Teddy Cabugos is the president of Sunstone Winery, near the Santa Ynez River, one of the very few Santa Barbara wineries investing in the cannabis industry. He told SFGATE he felt like his business was under attack when he applied to grow cannabis on his property.

“As we were going through the permitting process we had a massive bull’s-eye on our back,” Cabugos said. “There was already a huge war going on with the wine community versus cannabis.”

Although the coalition has been able to negotiate a settlement with greenhouse growers in Carpinteria to install better odor-reducing technology, almost all of their other efforts have failed, including the complaints over water rights.

Pence, who vowed in 2019 to launch “a giant legal battle” when a pot farm moved in next to his vineyards, did not respond to repeated interview requests from SFGATE. Lionel Neff, a board member for the coalition, said in an emailed statement that the group plans to appeal the water board’s decision. He said the coalition has been forced to seek legal recourse against cannabis farms because the government has not been appropriately regulating the new industry.

“Because they failed to create common-sense regulations in the first place, we are forced to use the remedies at our disposal,” the emailed statement said.

‘Commodity capital’

Winemakers may have failed to make a dent in the pot boom, but market pressures still shape — and, to some extent, constrain — the cannabis industry’s growth in Santa Barbara County. Robert Haugen, who had been growing both pot and wine grapes on his Santa Barbara land since 2018, recently decided to stop growing cannabis because he said his farm is too small to make any money.

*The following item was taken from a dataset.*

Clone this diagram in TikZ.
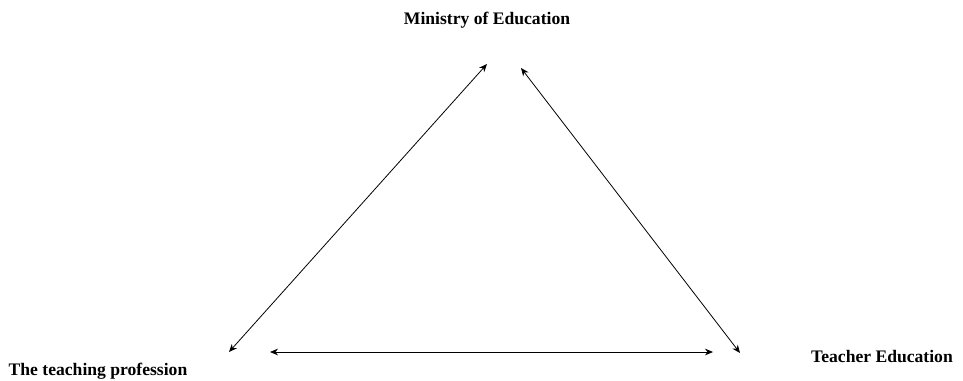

“Last year I grew 50%, this year I’m not growing at all. It just doesn’t make any sense. I have 10 acres of cannabis. There’s a … 150-acre cannabis farm a few miles away from me,” Haugen said.

Haugen said that even though small farms like his are going out of business, he still thinks the county’s mega-farms will be the state’s “commodity capital” of cannabis cultivation for the foreseeable future. Still, those huge successes have helped create one of the problems driving producers like Haugen out of the market: California is growing more legal pot than it can sell. That oversupply has caused the price to plunge by as much as 95% since the early days of legalization, leaving farmers across the state struggling to run a profitable business. 

Even the biggest growers in Santa Barbara are feeling the strain, causing many large farms to reduce their overall size in response. In April 2023, local growers gave up rights they’d previously obtained to grow cannabis on a combined 163 acres of land without planting anything, according to the Santa Barbara Independent. 

Still, there are plenty of farmers here willing to take the leap; according to county staff, until July this year, there was a wait list of farmers seeking permits to grow pot on their land. Peter Rupert, an economics professor at the University of California, Santa Barbara, said that he expects the county’s pot farms will become an even bigger force in the local economy once the federal government allows farmers better access to banking services, and to export their pot across state lines.

“To me, it’s sort of sitting and waiting for the [federal government] to say they can bank and there’s interstate commerce. And then I think it’s going to grow and be a super viable industry,” Rupert said.

After years of battling the industry, it seems that most critics have become resigned to the fact that fields of weed are here to stay. That includes Capps, the county supervisor who has been critical of pot farms for years.

“You might talk to some more extreme people [in Santa Barbara] who want it to just go away, but I don’t ascribe to that notion. That’s not where we are in 2023,” Capps told SFGATE. “Cannabis isn’t going away. I’m realistic to know that it’s here and it’s legal.”